I have seen reports quoting a Vatican document urging a rapid return to normal worship. Some are using that as an indication that the official line of the Holy See is to object to restrictions. This is a very serious distortion of what that document says. The document, as I quoted yesterday, strongly supports the application of restrictive measures and “painful decisions even to the point of suspending the participation of the faithful in the celebration of the Eucharist for a long period”, when the need is great.
I understand the disappointment of families who had been ready for the celebration of First Communion and Confirmation and find them postponed. Unfortunately, they cannot take place during the current period. Places of worship must remain closed except for private prayer as well as for limited attendance at funerals and weddings.
I am also worried about parishes taking initiatives to “get First Communions and Confirmations done”. I appreciate the pressure that families and schools can bring in parishes. We have to remember that First Communions and Confirmations are sacramental acts and must be celebrated in an appropriate liturgical context and catechetical preparation.
The idea that sacramental acts have to be done quickly and can be done outside the normal liturgical situation is false. There is no urgent need to celebrate these sacraments just because they fit into the school calendar. In many dioceses, celebrations of First Communions have yet to be begin.

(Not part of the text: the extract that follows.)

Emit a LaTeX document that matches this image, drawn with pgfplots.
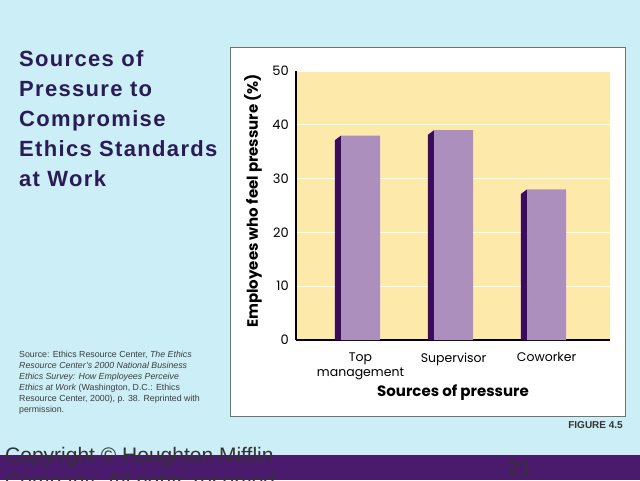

Some efforts, often well intentioned, run the risk of reducing the administration of sacramental acts almost to the level of a supermarket in which you can drop in and “get the sacrament done”. This would reduce the Eucharist to a commodity. First Communion and Confirmation ought to be celebrated through personal participation in a liturgical act. Indeed, I have been hearing many very favourable comments on the small and intimately prayerful celebrations that have been taking place in most parishes and I am very appreciative of parishes who have arranged this. They show that carefully taking time produces better results that undue haste.